Oh my God. This is so appalling. I actually feel physically ill.  Funny that when I was visiting Lexington I heard nothing about it.

From Greg Skilling at the Louisville Examiner:

In the age of Twitter news travels fast. So when I heard that there were people at the Lexington July 4th Festival selling t-shirts with the slogan, “Yup, I’m a racist” emblazoned on the front, I just had to see for myself. So I jumped in the car with my trusty video camera in hand, and drove down to the festival. It was not long before I found what I was searching for.

You can read the full article here, and a bit more here from FailShirt.

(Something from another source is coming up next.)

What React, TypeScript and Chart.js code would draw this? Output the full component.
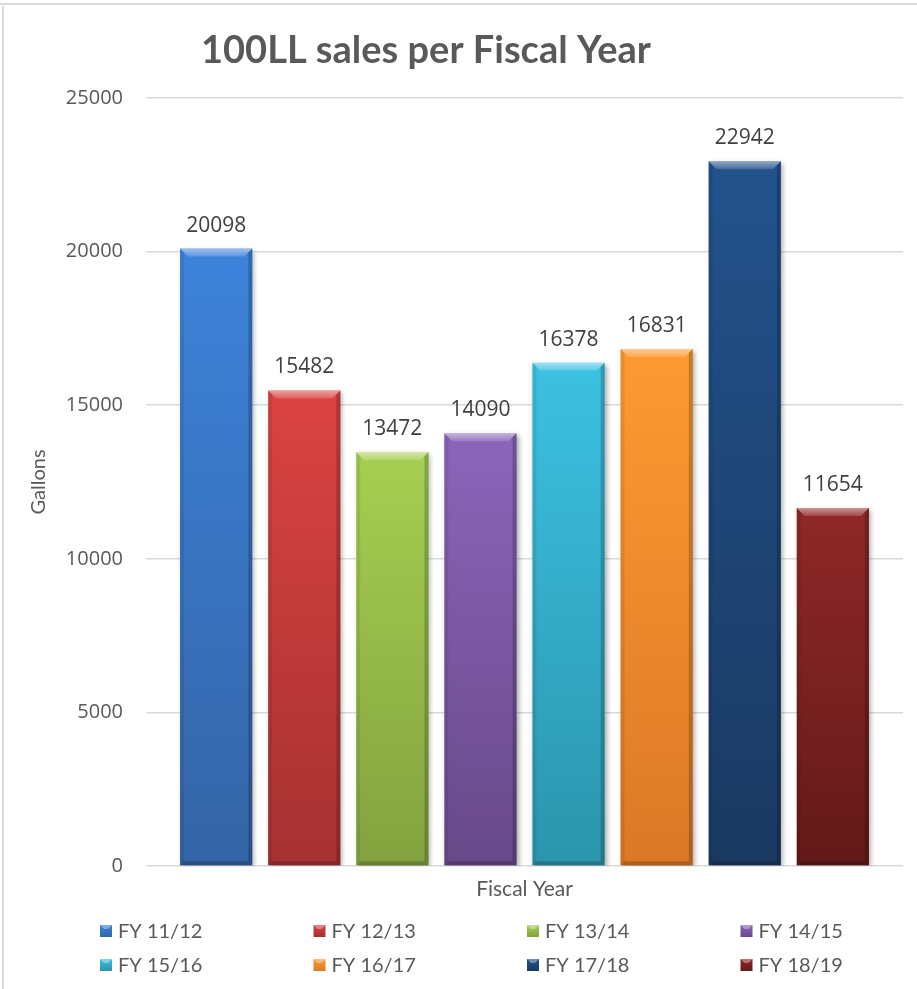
import React, { useEffect, useRef } from "react";
import { Chart, registerables } from "chart.js";

Chart.register(...registerables);

// ---- data ----
const categories = ["Fiscal Year"];
const seriesLabels = ["FY 11/12", "FY 12/13", "FY 13/14", "FY 14/15", "FY 15/16", "FY 16/17", "FY 17/18", "FY 18/19"];
const gallons = [20098, 15482, 13472, 14090, 16378, 16831, 22942, 11654];
const yMin = 0;
const yMax = 25000;
const yStep = 5000;
const chartTitle = "100LL sales per Fiscal Year";
const yTitle = "Gallons";
const xTitle = "Fiscal Year";

// ---- styles ----
const topColors = ["#3d83da", "#dc4343", "#a5cf51", "#8b65ba", "#3cc1e2", "#fe9a31", "#23528c", "#902828"];
const bottomColors = ["#3464a6", "#a63131", "#83a23f", "#684989", "#2b95ac", "#db7826", "#1a3961", "#631919"];
const CALIBRI = "Lato, 'Noto Sans', sans-serif";
const NUMFONT = "'Open Sans', 'Noto Sans', sans-serif";

const shadowPlugin = {
  id: "barShadow",
  beforeDatasetDraw(chart: any) {
    const ctx = chart.ctx;
    ctx.save();
    ctx.shadowColor = "rgba(0,0,0,0.35)";
    ctx.shadowBlur = 5;
    ctx.shadowOffsetX = 2;
    ctx.shadowOffsetY = 2;
  },
  afterDatasetDraw(chart: any) {
    chart.ctx.restore();
  },
};

const bevelPlugin = {
  id: "bevel",
  afterDatasetsDraw(chart: any) {
    const ctx = chart.ctx;
    chart.data.datasets.forEach((ds: any, di: number) => {
      const meta = chart.getDatasetMeta(di);
      meta.data.forEach((el: any) => {
        const { x, y, base, width } = el.getProps(["x", "y", "base", "width"], true);
        const l = x - width / 2;
        const r = x + width / 2;
        const t = Math.min(y, base);
        const b = Math.max(y, base);
        const bv = 8;
        ctx.save();
        const g = ctx.createLinearGradient(0, t, 0, t + bv);
        g.addColorStop(0, "rgba(255,255,255,0.5)");
        g.addColorStop(1, "rgba(255,255,255,0.15)");
        ctx.fillStyle = g;
        ctx.beginPath();
        ctx.moveTo(l, t);
        ctx.lineTo(r, t);
        ctx.lineTo(r - bv, t + bv);
        ctx.lineTo(l + bv, t + bv);
        ctx.closePath();
        ctx.fill();
        ctx.fillStyle = "rgba(0,0,0,0.2)";
        ctx.beginPath();
        ctx.moveTo(r, t);
        ctx.lineTo(r, b);
        ctx.lineTo(r - 4, b - 4);
        ctx.lineTo(r - 4, t + 4);
        ctx.closePath();
        ctx.fill();
        ctx.fillStyle = "rgba(0,0,0,0.08)";
        ctx.beginPath();
        ctx.moveTo(l, t);
        ctx.lineTo(l, b);
        ctx.lineTo(l + 4, b - 4);
        ctx.lineTo(l + 4, t + 4);
        ctx.closePath();
        ctx.fill();
        ctx.fillStyle = "rgba(0,0,0,0.2)";
        ctx.beginPath();
        ctx.moveTo(l, b);
        ctx.lineTo(r, b);
        ctx.lineTo(r - 4, b - 4);
        ctx.lineTo(l + 4, b - 4);
        ctx.closePath();
        ctx.fill();
        ctx.restore();
      });
    });
  },
};

const valueLabelPlugin = {
  id: "valueLabels",
  afterDatasetsDraw(chart: any) {
    const ctx = chart.ctx;
    ctx.save();
    ctx.font = `21px ${NUMFONT}`;
    ctx.fillStyle = "#404040";
    ctx.textAlign = "center";
    ctx.textBaseline = "middle";
    chart.data.datasets.forEach((ds: any, di: number) => {
      const meta = chart.getDatasetMeta(di);
      meta.data.forEach((el: any, i: number) => {
        const { x, y } = el.getProps(["x", "y"], true);
        ctx.fillText(String(ds.data[i]), x, y - 23);
      });
    });
    ctx.restore();
  },
};

const decorPlugin = {
  id: "decor",
  afterDraw(chart: any) {
    const ctx = chart.ctx;
    const W = chart.width;
    const H = chart.height;
    ctx.save();
    ctx.strokeStyle = "#d9d9d9";
    ctx.lineWidth = 2;
    ctx.beginPath();
    ctx.moveTo(0, 4);
    ctx.lineTo(W, 4);
    ctx.moveTo(3, 6);
    ctx.lineTo(3, H);
    ctx.stroke();
    ctx.fillStyle = "#595959";
    ctx.font = `bold 38px ${CALIBRI}`;
    ctx.textAlign = "center";
    ctx.textBaseline = "alphabetic";
    ctx.fillText(chartTitle, 426, 63);
    const left = 100;
    const colW = 213.5;
    const rowY = [931, 965];
    ctx.font = `20px ${CALIBRI}`;
    ctx.textAlign = "left";
    ctx.textBaseline = "middle";
    chart.data.datasets.forEach((ds: any, di: number) => {
      const col = di % 4;
      const row = Math.floor(di / 4);
      const mx = left + col * colW;
      const my = rowY[row];
      const g = ctx.createLinearGradient(0, my - 6, 0, my + 6);
      g.addColorStop(0, topColors[di]);
      g.addColorStop(1, bottomColors[di]);
      ctx.fillStyle = g;
      ctx.fillRect(mx, my - 6, 12, 12);
      ctx.fillStyle = "rgba(255,255,255,0.35)";
      ctx.beginPath();
      ctx.moveTo(mx, my - 6);
      ctx.lineTo(mx + 12, my - 6);
      ctx.lineTo(mx + 8, my - 2);
      ctx.lineTo(mx + 4, my - 2);
      ctx.closePath();
      ctx.fill();
      ctx.fillStyle = "#595959";
      ctx.fillText(ds.label, mx + 18, my + 1);
    });
    ctx.restore();
  },
};

export default function App() {
  const canvasRef = useRef<HTMLCanvasElement | null>(null);

  useEffect(() => {
    if (!canvasRef.current) return;
    const datasets = seriesLabels.map((label, i) => ({
      label,
      data: [gallons[i]],
      backgroundColor: (c: any) => {
        const chart = c.chart;
        const ys = chart.scales?.y;
        if (!ys || c.raw === undefined) return topColors[i];
        const top = ys.getPixelForValue(c.raw);
        const bot = ys.getPixelForValue(0);
        if (!isFinite(top) || !isFinite(bot) || top === bot) return topColors[i];
        const g = chart.ctx.createLinearGradient(0, top, 0, bot);
        g.addColorStop(0, topColors[i]);
        g.addColorStop(1, bottomColors[i]);
        return g;
      },
      borderWidth: 0,
      categoryPercentage: 0.931,
      barPercentage: 0.82,
    }));

    const chart = new Chart(canvasRef.current, {
      type: "bar",
      data: { labels: categories, datasets },
      options: {
        animation: false,
        responsive: false,
        devicePixelRatio: 1,
        layout: { padding: { top: 98, right: 14, bottom: 87, left: 0 } },
        plugins: {
          legend: { display: false },
          title: { display: false },
          tooltip: { enabled: false },
        },
        scales: {
          x: {
            grid: { display: false },
            border: { display: false },
            ticks: { display: false },
            title: {
              display: true,
              text: xTitle,
              color: "#595959",
              font: { family: CALIBRI, size: 21 },
              padding: 0,
            },
            afterFit: (s: any) => {
              s.height = 36;
            },
          },
          y: {
            min: yMin,
            max: yMax,
            ticks: {
              stepSize: yStep,
              padding: 23,
              color: "#595959",
              font: { family: NUMFONT, size: 20 },
              callback: (v: any) => String(v),
            },
            grid: { color: "#d9d9d9", lineWidth: 1.5, drawTicks: false },
            border: { display: false },
            title: {
              display: true,
              text: yTitle,
              color: "#595959",
              font: { family: CALIBRI, size: 20 },
              padding: { top: 27, bottom: 0 },
            },
            afterFit: (s: any) => {
              s.width = 146;
            },
          },
        },
      },
      plugins: [shadowPlugin, bevelPlugin, valueLabelPlugin, decorPlugin],
    } as any);

    return () => chart.destroy();
  }, []);

  return (
    <div style={{ position: "absolute", left: 0, top: 0, width: 917, height: 989, background: "#ffffff" }}>
      <canvas ref={canvasRef} width={917} height={989} style={{ display: "block" }} />
    </div>
  );
}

On the front it says “Yup, I’m A Racist” and on the back it lists the reasons why:

1. I Support the Constitution,
2. Freedom of Speech
3. Right to Bear Arms
4. Bill of Rights
5. Capitalism
6. No Government Bailouts
7. Closing The Borders
8. The military
9. The Tea Party
10. Jesus Christ as our Savior

I mean, I support the Bill of Rights and Free Speech too, and I’m (hopefully) not a racist.* How IN THE HELL are those things related? Like, it’s okay to be a proud racist because of some cantankerous American sense of fucking moral entitlement? The hell?

Excuse me while I kick a doorframe, scream into a pillow, and curse my home state.** Kentucky, I expect a whole fucking lot better of you. I’ve already got to explain Mitch McConnell and KFC to the world.*** Help me out here.

Okay, blood pressure decreasing. Clooney is suave, adorable, gravelly-voiced, drunk off his ass, and charming, Kentucky. We are supposed  to be CHARMING like Clooney. Hop to it.

*Unless I have missed a very important memo.

**I mean, this kind of disgusting moral piggybacking bullshit happens everywhere, but I would be less ashamed if it happened somewhere gross that I already feel negatively about. Like, say, Arizona.

***Thank goodness for Clooney. That should be our STATE MOTTO.